The litigation initiated by Hood and then-Connecticut AG Richard Blumenthal (now a U.S. senator) challenged the neutrality and truthfulness of ratings awarded to mortgage-backed securities by both S&P and Moody’s. The Moody’s litigation is continuing separately.
Mississippi and Connecticut initially fell short after a federal court upheld claims of the rating agencies that the First Amendment protected their negligent action. “They claimed they were just ‘puffing’ in the ratings and that ‘puffing’ was free speech,” Hood said in the email.
By 2010, it seemed the credit rating agencies were getting off scot free, Hood said. “This was something we wanted to change.”
In the meantime, Connecticut’s Blumenthal proposed that Hood team with him for a new challenge. The partnership led to the filing of a new suit in May 2011.
A year later, Illinois joined the suit. In 2013, the Justice Department and 17 other states joined. This, Hood said, “caused the case to settle much quicker.”
The legal claims of the case were under the Consumer Protection Act (CPA) for disgorgement and penalties, Hood said.
Disgorgement is a legal term for forcing a person or entity to return money wrongfully gained. In this instance, the suit sought to “disgorge S&P of its ill-gotten gains from the rating of mortgage-backed securities (MBS) and collateral debt obligations (CDO) derived from these MBS,” Hood said.
The suit argued that S&P violated Mississippi’s Consumer Protection Act by making deceptive statements that its business model with respect to mortgage-backed securities and certain collateral debt obligations was objective and independent.
“S&P knew this was not true,” Hood said.
If credit rating agencies such as S&P are lying when they say their business model is independent and objective, then “their services are worthless,” he added.
The agencies could puff up their claims about mortgage- backed securities, but they “had no right to mislead investors under the state CPAs,” Hood said.

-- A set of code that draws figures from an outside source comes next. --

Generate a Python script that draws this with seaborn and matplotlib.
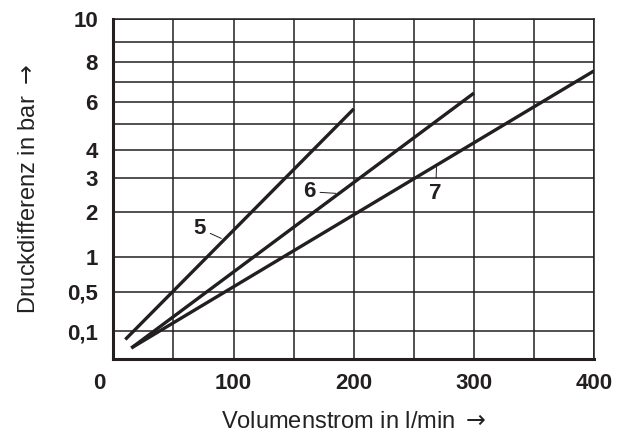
import numpy as np
import pandas as pd
import matplotlib
matplotlib.use("Agg")
import matplotlib.pyplot as plt
import matplotlib.transforms as mtransforms
import seaborn as sns

# ---------------- data ----------------
curve_names = ["5", "6", "7"]
flow_5 = [10, 200]
dp_5 = [0.07, 5.7]
flow_6 = [15, 300]
dp_6 = [0.04, 6.45]
flow_7 = [15, 400]
dp_7 = [0.04, 7.55]

x_tick_values = [0, 50, 100, 150, 200, 250, 300, 350, 400]
x_tick_labels = ["0", "", "100", "", "200", "", "300", "", "400"]
y_tick_values = [0.1, 0.5, 1, 2, 3, 4, 5, 6, 7, 8, 9, 10]
y_tick_labels = ["0,1", "0,5", "1", "2", "3", "4", "", "6", "", "8", "", "10"]

# non-linear pressure axis of the nomogram (value -> relative height)
scale_vals = np.array([0, 0.1, 0.5, 1, 2, 3, 4, 5, 6, 7, 8, 9, 10])
scale_pos = np.array([0, 28.3, 67.6, 102.3, 147.6, 181.6, 209.6, 235.0,
                      257.0, 277.6, 297.6, 317.6, 340.0])


def fwd(v):
    return np.interp(v, scale_vals, scale_pos)


def inv(p):
    return np.interp(p, scale_pos, scale_vals)


df = pd.concat([
    pd.DataFrame({"Volumenstrom": flow_5, "Druck": dp_5, "Kurve": curve_names[0]}),
    pd.DataFrame({"Volumenstrom": flow_6, "Druck": dp_6, "Kurve": curve_names[1]}),
    pd.DataFrame({"Volumenstrom": flow_7, "Druck": dp_7, "Kurve": curve_names[2]}),
], ignore_index=True)

# ---------------- style ----------------
sns.set_style("white")
plt.rcParams["font.family"] = ["Liberation Sans", "DejaVu Sans"]
plt.rcParams["mathtext.fontset"] = "dejavusans"
ink = "#231f20"

fig = plt.figure(figsize=(6.3, 4.36), dpi=100)
ax = fig.add_axes([0.1798, 0.1759, 0.7635, 0.7798])

ax.set_yscale("function", functions=(fwd, inv))

sns.lineplot(data=df, x="Volumenstrom", y="Druck", hue="Kurve",
             palette=[ink, ink, ink], estimator=None, sort=False,
             legend=False, linewidth=2.4, ax=ax, solid_capstyle="butt", zorder=3)

ax.set_xlim(0, 400)
ax.set_ylim(0, 10)

ax.set_xticks(x_tick_values)
ax.set_xticklabels(x_tick_labels)
ax.set_yticks(y_tick_values)
ax.set_yticklabels(y_tick_labels)
ax.minorticks_off()

ax.tick_params(axis="both", length=0, labelsize=16, colors=ink)
ax.tick_params(axis="x", pad=10)
ax.tick_params(axis="y", pad=11)
for lab in ax.get_xticklabels() + ax.get_yticklabels():
    lab.set_fontweight("bold")

# shift the "0" label to the left as in the reference
zero_lab = ax.get_xticklabels()[0]
zero_lab.set_transform(zero_lab.get_transform() +
                       mtransforms.ScaledTranslation(-0.14, 0, fig.dpi_scale_trans))

ax.grid(True, color=ink, linewidth=1.1)
ax.set_axisbelow(True)

for side in ["top", "right"]:
    ax.spines[side].set_linewidth(1.1)
    ax.spines[side].set_color(ink)
for side in ["left", "bottom"]:
    ax.spines[side].set_linewidth(2.2)
    ax.spines[side].set_color(ink)
    ax.spines[side].set_zorder(4)

ax.set_xlabel(r"Volumenstrom in l/min $\rightarrow$", fontsize=17, color="#222222")
ax.set_ylabel(r"Druckdifferenz in bar $\rightarrow$", fontsize=17, color="#222222")
ax.xaxis.set_label_coords(0.5, -0.153)
ax.yaxis.set_label_coords(-0.152, 0.5)

# curve labels with leader lines
ann_kw = dict(textcoords="offset points", fontsize=16, fontweight="bold",
              color=ink, ha="center", va="center",
              arrowprops=dict(arrowstyle="-", lw=0.7, color=ink, shrinkA=1, shrinkB=0))
ax.annotate(curve_names[0], xy=(89.8, 1.41), xytext=(-15.6, 7.2), **ann_kw)
ax.annotate(curve_names[1], xy=(185.1, 2.54), xytext=(-19.2, 1.2), **ann_kw)
ax.annotate(curve_names[2], xy=(268.8, 3.37), xytext=(-0.7, -18.7), **ann_kw)

fig.savefig("out.png", dpi=100)
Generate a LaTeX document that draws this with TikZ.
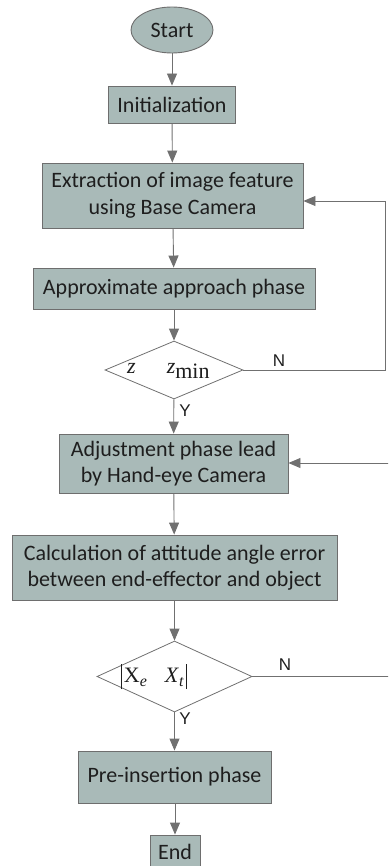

At a Washington, DC, press conference announcing the settlement, Hood said the ratings agencies portrayed themselves as “pure as the driven snow…. You expected the banks to do some things slippery, but the credit rating agencies were supposed to be the ones we looked to.”

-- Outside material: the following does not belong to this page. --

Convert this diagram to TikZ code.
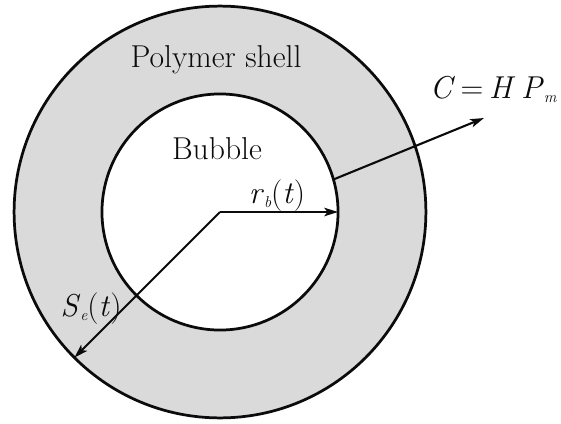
\documentclass[tikz,border=0pt]{standalone}
\usetikzlibrary{arrows.meta, positioning}
\definecolor{shellgray}{HTML}{DADADA}
\definecolor{inkline}{HTML}{0B0B0B}
\newcommand{\var}[1]{\textit{#1}}
\newcommand{\low}[1]{\raisebox{-0.3ex}{\fontsize{15}{15}\selectfont\textit{#1}}}
\newcommand{\gap}{\hspace{0.18em}}

\begin{document}
\begin{tikzpicture}[
  x=0.033333cm, y=-0.033333cm,
  shellring/.style={circle, draw=inkline, fill=shellgray, line width=2.6pt, minimum size=13.73cm, inner sep=0pt, outer sep=0pt},
  bubblering/.style={circle, draw=inkline, fill=white, line width=2.6pt, minimum size=7.87cm, inner sep=0pt, outer sep=0pt},
  lbl/.style={anchor=base, inner sep=0pt, font=\fontsize{30}{34}\selectfont, text=inkline},
  vec/.style={-{Stealth[length=13pt, width=8pt, inset=3pt]}, line width=2pt, inkline}
]
\useasboundingbox (0,0) rectangle (561,423);
\coordinate (ctr) at (220,212);
\node[shellring] (shell) at (ctr) {};
\node[bubblering] (bubble) at (ctr) {};

\node[lbl] (shelltxt) at (216,67) {Polymer shell};
\node[lbl] (bubbletxt) at (217,159) {Bubble};
\node[lbl] (rblbl) at (277,203) {\var{r}\low{b}(\var{t})};
\node[lbl] (selbl) at (91,316) {\var{S}\low{e}(\var{t})};
\node[lbl, anchor=base east] (flux) at (557,98) {\var{C}\gap=\gap\var{H}\gap\var{P}\low{m}};

\coordinate (fluxend) at (484,118);
\draw[vec] (ctr) -- (bubble.east);
\draw[vec] (ctr) -- (shell.225);
\draw[vec] (bubble.16) -- (fluxend);
\end{tikzpicture}
\end{document}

Likewise, U.S. Attorney General Eric Holder said that while awarding top ratings to undeserving investments “may have helped S&P avoid disappointing its clients, it did major harm to the larger economy, contributing to the worst financial crisis since the Great Depression.”

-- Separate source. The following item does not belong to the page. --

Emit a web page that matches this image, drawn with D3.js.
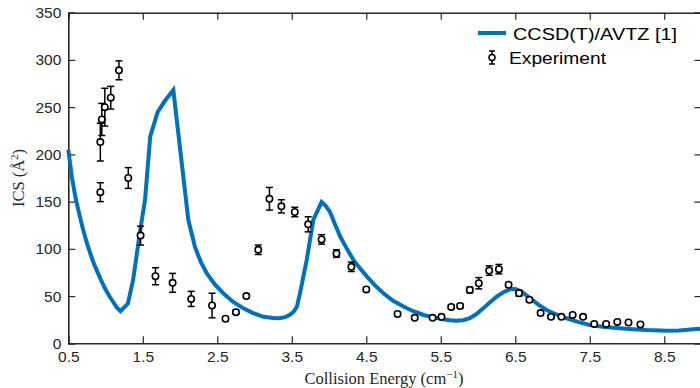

The action taken by Hood and the others did not seek to recover investment losses for institutional investors such as the Mississippi Employees Retirement System, or PERS, or individual investors, according to Hood. He emphasized the suit did not attack the ratings themselves, but instead focused “on the lie that S&P told to the public.”
Private securities’ fraud lawsuits against S&P for the same conduct have been largely unsuccessful, Hood said in his email reply.
Consequently, victims who “lost their homes, investors and our PERS are still suffering from the greed of the investment houses and the ratings agencies,” he said.